In simple words, the team’s environment needs to undergo similar changes as what is expected from the team. The team can’t adopt a way of working which is fundamentally different, while the environment around the team maintains the same way of working. In start-ups or smaller businesses this is probably not a huge issue. In organizations of a certain size there will be issues with that approach. As mentioned, teams get support to change their way of working with adding new roles, classic agile roles are Product Owners and Scrum Masters, Agile Coaches or similar.

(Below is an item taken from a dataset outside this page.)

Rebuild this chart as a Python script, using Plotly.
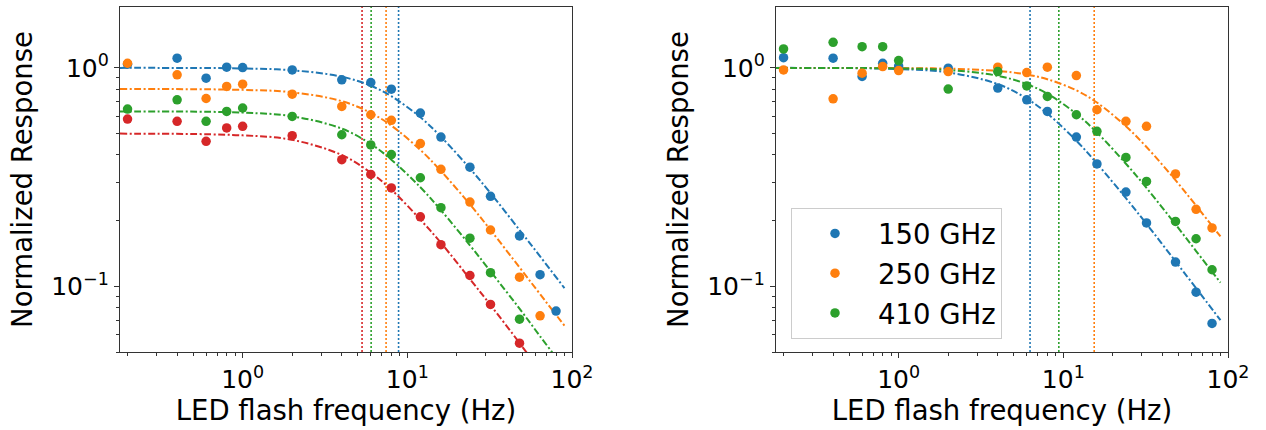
import math
import plotly.graph_objects as go

# ---------------- data ----------------
freq = [0.2, 0.4, 0.6, 0.8, 1, 2, 4, 6, 8, 12, 16, 24, 32, 48, 64, 80]

# left panel (four series, no legend)
left_blue = [1.04, 1.107, 0.897, 1.007, 1.003, 0.979, 0.882, 0.857, 0.799, 0.621, 0.482, 0.351, 0.258, 0.170, 0.113, 0.077]
left_orange = [1.05, 0.929, 0.724, 0.822, 0.842, 0.758, 0.666, 0.610, 0.575, 0.450, 0.343, 0.243, 0.181, 0.110, 0.0732]
left_green = [0.648, 0.714, 0.569, 0.632, 0.655, 0.599, 0.494, 0.444, 0.401, 0.314, 0.229, 0.166, 0.1154, 0.0707]
left_red = [0.583, 0.569, 0.461, 0.531, 0.540, 0.489, 0.380, 0.325, 0.282, 0.208, 0.155, 0.112, 0.0826, 0.0549]

# right panel
right_labels = ["150 GHz", "250 GHz", "410 GHz"]
right_blue = [1.114, 1.107, 0.913, 1.05, 1.02, 0.997, 0.808, 0.714, 0.632, 0.482, 0.363, 0.270, 0.195, 0.129, 0.094, 0.0676]
right_orange = [0.979, 0.722, 0.946, 1.014, 0.972, 0.962, 1.007, 0.952, 1.007, 0.922, 0.643, 0.569, 0.540, 0.327, 0.225, 0.185]
right_green = [1.221, 1.31, 1.25, 1.25, 1.08, 0.80, 0.962, 0.827, 0.740, 0.610, 0.512, 0.389, 0.302, 0.198, 0.165, 0.119]

# fitted curves
fit_freq = [0.18, 1, 2, 4, 6, 8, 12, 16, 24, 32, 48, 64, 90]
left_fit_blue = [1.000, 0.994, 0.975, 0.911, 0.828, 0.742, 0.594, 0.484, 0.346, 0.267, 0.181, 0.137, 0.098]
left_fit_orange = [0.800, 0.793, 0.773, 0.704, 0.622, 0.544, 0.421, 0.337, 0.237, 0.181, 0.122, 0.092, 0.066]
left_fit_green = [0.632, 0.624, 0.600, 0.527, 0.448, 0.380, 0.284, 0.223, 0.154, 0.117, 0.079, 0.059, 0.042]
left_fit_red = [0.500, 0.491, 0.468, 0.399, 0.331, 0.277, 0.202, 0.158, 0.108, 0.082, 0.055, 0.041, 0.029]
right_fit_blue = [1.000, 0.988, 0.953, 0.843, 0.723, 0.618, 0.464, 0.365, 0.253, 0.193, 0.130, 0.098, 0.070]
right_fit_orange = [1.000, 0.998, 0.992, 0.968, 0.932, 0.887, 0.789, 0.694, 0.540, 0.434, 0.306, 0.234, 0.169]
right_fit_green = [1.000, 0.994, 0.978, 0.920, 0.843, 0.761, 0.616, 0.506, 0.364, 0.282, 0.192, 0.145, 0.104]

# cutoff frequencies (vertical dotted lines)
left_cutoffs = [8.85, 7.43, 6.03, 5.31]      # blue, orange, green, red
right_cutoffs = [6.28, 15.4, 9.39]           # blue, orange, green

x_ticks = [1, 10, 100]
x_ticktext = ["10<sup>0</sup>", "10<sup>1</sup>", "10<sup>2</sup>"]
y_ticks = [0.1, 1]
y_ticktext = ["10<sup>\u22121</sup>", "10<sup>0</sup>"]
X_MIN, X_MAX = 0.18, 100
Y_MIN, Y_MAX = 0.05, 1.9

colors = ["#1f77b4", "#ff7f0e", "#2ca02c", "#d62728"]
FONT = "DejaVu Sans"

fig = go.Figure()


def add_panel(xa, ya, series, fits, cutoffs, names):
    # vertical dotted lines at the cutoff frequencies
    for c, f0 in zip(colors, cutoffs):
        fig.add_trace(go.Scatter(x=[f0, f0], y=[Y_MIN, Y_MAX], mode="lines",
                                 line=dict(color=c, width=1.6, dash="2px,2px"),
                                 xaxis=xa, yaxis=ya, showlegend=False, hoverinfo="skip"))
    # fitted curves
    for c, fv in zip(colors, fits):
        fig.add_trace(go.Scatter(x=fit_freq, y=fv, mode="lines",
                                 line=dict(color=c, width=2, dash="7px,2.5px,2px,2.5px", shape="spline"),
                                 xaxis=xa, yaxis=ya, showlegend=False, hoverinfo="skip"))
    # measured points
    for i, (c, v) in enumerate(zip(colors, series)):
        nm = names[i] if names else None
        fig.add_trace(go.Scatter(x=freq[:len(v)], y=v, mode="markers",
                                 marker=dict(color=c, size=9.5, line=dict(width=0)),
                                 name=nm, legendgroup=nm, showlegend=bool(names),
                                 xaxis=xa, yaxis=ya))


add_panel("x", "y", [left_blue, left_orange, left_green, left_red],
          [left_fit_blue, left_fit_orange, left_fit_green, left_fit_red], left_cutoffs, None)
add_panel("x2", "y2", [right_blue, right_orange, right_green],
          [right_fit_blue, right_fit_orange, right_fit_green], right_cutoffs, right_labels)

W, H = 1266, 430
common = dict(type="log", showline=True, linecolor="#333", linewidth=1.3, mirror=True,
              ticks="outside", ticklen=5, tickwidth=1.2, tickcolor="#333",
              showgrid=False, zeroline=False, automargin=False,
              tickfont=dict(family=FONT, size=25, color="black"),
              minor=dict(ticks="outside", ticklen=3, tickwidth=1, tickcolor="#333", dtick="D1", showgrid=False))

xax = dict(common, range=[math.log10(X_MIN), math.log10(X_MAX)], tickmode="array",
           tickvals=x_ticks, ticktext=x_ticktext,
           title=dict(text="LED flash frequency (Hz)", font=dict(family=FONT, size=27.5, color="black"), standoff=3))
yax = dict(common, range=[math.log10(Y_MIN), math.log10(Y_MAX)], tickmode="array",
           tickvals=y_ticks, ticktext=y_ticktext,
           title=dict(text="Normalized Response", font=dict(family=FONT, size=27.5, color="black"), standoff=10))

ydom = [1 - 352 / H, 1 - 7 / H]
fig.update_layout(
    width=W, height=H, autosize=False,
    margin=dict(l=0, r=0, t=0, b=0, autoexpand=False),
    paper_bgcolor="white", plot_bgcolor="white",
    font=dict(family=FONT, color="black"),
    xaxis=dict(xax, domain=[120 / W, 572 / W], anchor="y"),
    yaxis=dict(yax, domain=ydom, anchor="x"),
    xaxis2=dict(xax, domain=[776 / W, 1228 / W], anchor="y2"),
    yaxis2=dict(yax, domain=ydom, anchor="x2"),
    showlegend=True,
    legend=dict(x=791 / W, y=1 - 208 / H, xanchor="left", yanchor="top",
                font=dict(family=FONT, size=27.5, color="black"),
                bgcolor="rgba(255,255,255,0.8)", bordercolor="#cccccc", borderwidth=1,
                itemwidth=76, tracegroupgap=1, traceorder="grouped"),
)

fig.write_html("out.html",
               config={"displayModeBar": False, "responsive": False},
               post_script="document.body.style.margin='0';document.body.style.overflow='hidden';")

What I haven’t seen considered seriously is to also support the teams environment, management at all levels, stakeholders and maybe even customers. It might be that I have joined difficult environments, but as I saw many organization over the last decade I assume that the problem of neglecting the teams environment is common. From my experience the cases that teams have an experienced or mature Scrum Master, Agile Coach or Product Owner are also rare. With experience or mature I refer not only to agility, self-organization of a team but also experience in political environments, hierarchical organization structures, human dynamics and relationships. Most supporting roles are able to teach a team to work incrementally and iterative with focus on small changes in order to achieve value or solve problems. There seems also be good coverage when it comes to support a team on their journey to self-organization, but when it comes to talking to management on eye level for example, most organizations seem not set up well. Reasons here might be a wide variety from people not willing to change to regulations that don’t allow self-organization or incremental product development in small batches.

What’s needed?

Let’s assume and organization is willing to adopt together with their teams and regulations allow that. How should management, or preferably leaders change? What skills should they have and apply? Well, that’s a fairly small set of skills if you just name them (which I’ll do just below). If you consider traditional leaders, or better managers, coordinates, dispatchers the change to become a nowadays leader is tremendous. Well, as promised, what I believe a leader should bring to an organization, especially the value crating units (teams):

  • they should motivate and inspire in order to create common purpose
  • they should coach in order to lead people and teams
  • they should support and organize for optimal outcome
  • they should enable relationships and networking in order to leverage group wisdom

As mentioned, this sound simple but is difficult to turn to reality for many people. In a transformation journey of a team, you’ll need some patience until you really see the outcome of that leadership styles and as mentioned in the beginning in needs to go hand in hand with the team’s transformation. As I have worked in such environments (only if its just a few times) I can assure you, once you get there it is fun and you’ll achieve great products.

What else?

Usually managers in the past had also other responsibilities, such as budgeting, administrative tasks maybe some operative work and what not. Well, if you are serious about self-organization you won’t face any issues with distributing this to the right people. Actually I believe that it would make everyone’s life easier if this is not tied to a single person but distributed in the whole group (I’m referring to team and leaders together). It is important that these things are done and that they are done right, not so much who does these additional tasks. This needs clear accountability as well but this is another topic than what I wanted to talk about in this post.